A CHAMPION of evidence-based medicine warns Australia is “drastically lagging behind” other countries in equipping patients with the information they need to share in decision making.
Professor Chris Del Mar, professor of public health at the Centre for Research in Evidence-Based Practice at Bond University, Queensland, said much more needed to be done to help doctors adopt shared decision making techniques, which include educating patients on medical evidence and guiding them to make their own decisions about screening, tests and treatments.
“Gone are the days where the profession holds all of the information and the doctor knows best”, he said.
“The job of the doctor now is to clearly present the evidence and the options to the patient. It’s about making sure you know the options and communicate them clearly.”
Professor Del Mar is a coauthor of a “Clinical focus” article in the MJA today which presents a case for why shared decision making is important in practice. (1)
The authors argued that shared decision making could reduce the inappropriate use of tests and treatments, as patients typically opted for more conservative options than doctors.
They also cited evidence to refute some of the myths of shared decision making, including that it made consultations longer, and was not appropriate for people with low health literacy.
Professor Del Mar told MJA InSight doctors needed training in the shared decision making process, but that once learned it was relatively straightforward to implement. Doctors are encouraged to discuss with patients what would happen if they “waited and watched”, and to discuss the benefits and harms of each treatment option, acknowledging that different patients have different preferences.
Even when patients wanted to “abdicate” their responsibility by asking the doctor “what would you do?”, Professor Del Mar said a good doctor would acknowledge that “what I would do is because of who I am, and not everybody’s the same”.
While shared decision making is a cornerstone of America’s Obamacare health plan and at the centre of public health campaigns in the UK, Professor Del Mar said the concept has less traction in Australia.
He cited one example where he had approached Medical Deans Australia and New Zealand to take part in a conference on shared decision making, but they did not attend.
“Shared-decision making needs to be on the agenda at medical schools and colleges. It needs to be being taught to medical students, medical professionals and patients.”
Medical Deans Australia and New Zealand did not say why they declined Professor Del Mar’s invitation. However, CEO Professor Judith Searle told MJA InSight the deans supported a patient-centred approach to health care, the strengthening of relationships between doctors and patients, and the production of “quality medical graduates with excellent communication skills”.

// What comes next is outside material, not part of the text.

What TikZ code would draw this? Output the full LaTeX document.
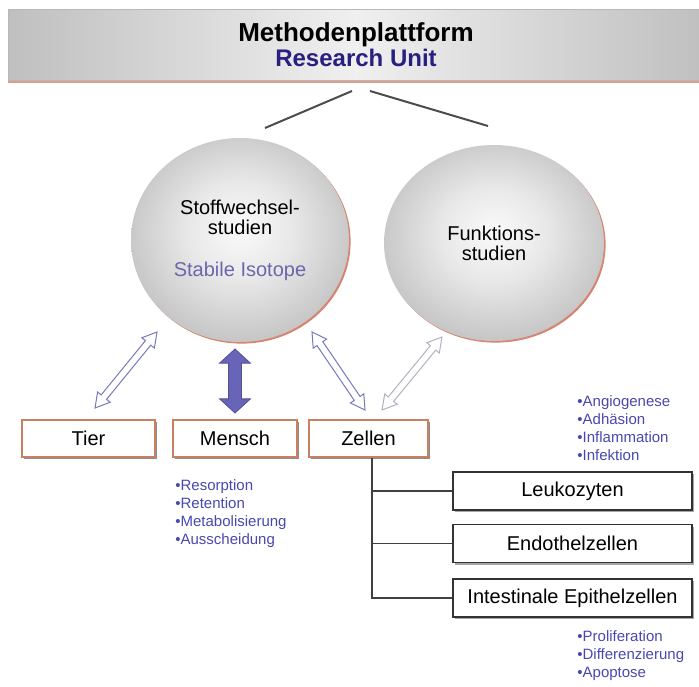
\documentclass[tikz,border=0pt]{standalone}
\usepackage{fontspec}
\setmainfont{Liberation Sans}
\usetikzlibrary{arrows.meta,positioning,calc,shapes.geometric,shapes.arrows,shadows}
\definecolor{unitblue}{RGB}{40,32,128}
\definecolor{isoblue}{RGB}{104,104,172}
\definecolor{listblue}{RGB}{72,72,176}
\definecolor{rim}{RGB}{214,132,112}
\definecolor{boxedge}{RGB}{200,128,96}
\definecolor{arrblue}{RGB}{120,120,190}
\definecolor{arrgray}{RGB}{175,178,195}
\definecolor{arrfill}{RGB}{104,100,184}
\pgfdeclareradialshading{sphere}{\pgfpoint{0bp}{3bp}}{%
  color(0bp)=(black!2); color(12bp)=(black!9); color(28bp)=(black!24);
  color(42bp)=(black!35); color(50bp)=(black!40)}
\newcommand{\dblconn}[3]{%
  \path let \p1=($(#3)-(#2)$) in
    node[#1, rotate={atan2(\y1,\x1)}, minimum height={veclen(\x1,\y1)}]
    at ($(#2)!0.5!(#3)$) {};}

\begin{document}
\begin{tikzpicture}[x=0.5pt, y=-0.5pt,
      banner/.style={rectangle, minimum width=348pt, minimum height=35.5pt,
                     left color=black!25, right color=black!25, middle color=black!6,
                     draw=black!28, line width=0.4pt, inner sep=0pt, align=center,
                     drop shadow={shadow xshift=0pt, shadow yshift=-1.3pt, fill=rim!80, opacity=1},
                     font=\fontsize{10}{12.5}\selectfont\bfseries},
      bubble/.style={ellipse, shade, shading=sphere,
                     drop shadow={shadow xshift=0.8pt, shadow yshift=-0.8pt, fill=rim, opacity=1},
                     align=center, font=\fontsize{10}{10}\selectfont},
      grpbox/.style={rectangle, draw=boxedge, line width=0.9pt, fill=white,
                     minimum height=18.5pt, inner sep=0pt, font=\fontsize{10}{12}\selectfont,
                     drop shadow={shadow xshift=1pt, shadow yshift=-1pt, fill=black!45, opacity=1}},
      cellbox/.style={rectangle, draw=black!80, line width=0.7pt, fill=white,
                      minimum width=119.5pt, minimum height=19pt, inner sep=0pt,
                      font=\fontsize{10}{12}\selectfont,
                      drop shadow={shadow xshift=1pt, shadow yshift=-1pt, fill=black!35, opacity=1}},
      hollowarr/.style={double arrow, draw=arrblue, fill=white, line width=0.5pt,
                        inner xsep=0pt, inner ysep=1.5pt, double arrow head extend=2.3pt,
                        double arrow tip angle=60},
      solidarr/.style={double arrow, draw=arrfill!80!black, fill=arrfill, line width=0.4pt,
                       inner xsep=0pt, inner ysep=3pt, double arrow head extend=4.5pt,
                       double arrow tip angle=95},
      fork/.style={draw=black!70, line width=1pt},
      tree/.style={draw=black!75, line width=0.6pt},
      items/.style={anchor=north west, inner sep=0pt, align=left, text=listblue,
                    font=\fontsize{7.5}{9}\selectfont},
    ]
    \useasboundingbox (0,0) rectangle (699,686);

    % header
    \node[banner] (plat) at (356,44.5)
      {{\fontsize{13}{13}\selectfont Methodenplattform}\\
       {\fontsize{12}{12}\selectfont\color{unitblue}Research Unit}};

    % study types
    \node[bubble, minimum width=109pt, minimum height=102pt] (stoff) at (240,240)
      {Stoffwechsel-\\studien\\[11pt]\textcolor{isoblue}{Stabile Isotope}};
    \node[bubble, minimum width=110pt, minimum height=98pt] (funk) at (494,243)
      {Funktions-\\studien};

    \coordinate (f1) at (352,91);
    \coordinate (f2) at (370,91);
    \coordinate (s1) at (265,128);
    \coordinate (s2) at (488,126);
    \draw[fork] (f1) -- (s1);
    \draw[fork] (f2) -- (s2);

    % models
    \node[grpbox, minimum width=66.5pt] (tier)   at (88.5,438.5)  {Tier};
    \node[grpbox, minimum width=62pt]   (mensch) at (235,438.5)   {Mensch};
    \node[grpbox, minimum width=59.5pt] (zellen) at (368.5,438.5) {Zellen};

    \coordinate (t1) at (95,408);
    \coordinate (t2) at (157,332);
    \coordinate (m1) at (235,413);
    \coordinate (m2) at (235,349);
    \coordinate (z1) at (365,410);
    \coordinate (z2) at (312,332);
    \coordinate (r1) at (382,410);
    \coordinate (r2) at (442,337);
    \dblconn{hollowarr}{t1}{t2}
    \dblconn{solidarr}{m1}{m2}
    \dblconn{hollowarr}{z1}{z2}
    \dblconn{hollowarr, draw=arrgray}{r1}{r2}

    % cell types
    \node[cellbox] (leuko) at (572.5,491)   {Leukozyten};
    \node[cellbox] (endo)  at (572.5,543.5) {Endothelzellen};
    \node[cellbox] (epi)   at (572.5,598)   {Intestinale Epithelzellen};

    \coordinate (stem) at ($(zellen.south)+(3.5,0)$);
    \draw[tree] (stem) |- (leuko.west);
    \draw[tree] (stem) |- (endo.west);
    \draw[tree] (stem) |- (epi.west);

    % lists
    \node[items] (fnlist) at (577,395)
      {•Angiogenese\\•Adhäsion\\•Inflammation\\•Infektion};
    \node[items] (melist) at (175,479)
      {•Resorption\\•Retention\\•Metabolisierung\\•Ausscheidung};
    \node[items] (eplist) at (577,630)
      {•Proliferation\\•Differenzierung\\•Apoptose};
  \end{tikzpicture}
\end{document}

Consumers Health Forum of Australia CEO Adam Stankevicius agreed that Australian clinicians could often do more to involve patients in decisions about their care. However, he said this was “not a problem peculiar to Australia”
He cited the findings of the latest report from The Commonwealth Fund of New York comparing 11 national health systems, which showed Australia scraped into the top half of rankings on “patient-centred care measures”. (2)
These measures included doctors giving clear explanations about care treatment choices, and encouraging questions.
Mr Stankevicius applauded the work of Sydney’s Clinical Excellence Commission and the Victorian Health Issues Centre to promote better decision sharing and engagement between clinicians and patients.
Dr Karen Luxford, director of patient-based care at the Clinical Excellence Commission, said a common problem was “patient preference misdiagnosis”. For example, in one study, doctors believed that 71% of patients with breast cancer would rate keeping their breast as a top priority, even though only 7% of patients rated this as their top priority. (3)
“True shared decision making requires an understanding of the patient’s goals and expectations — this is something we don’t always do so well in health care”, she said.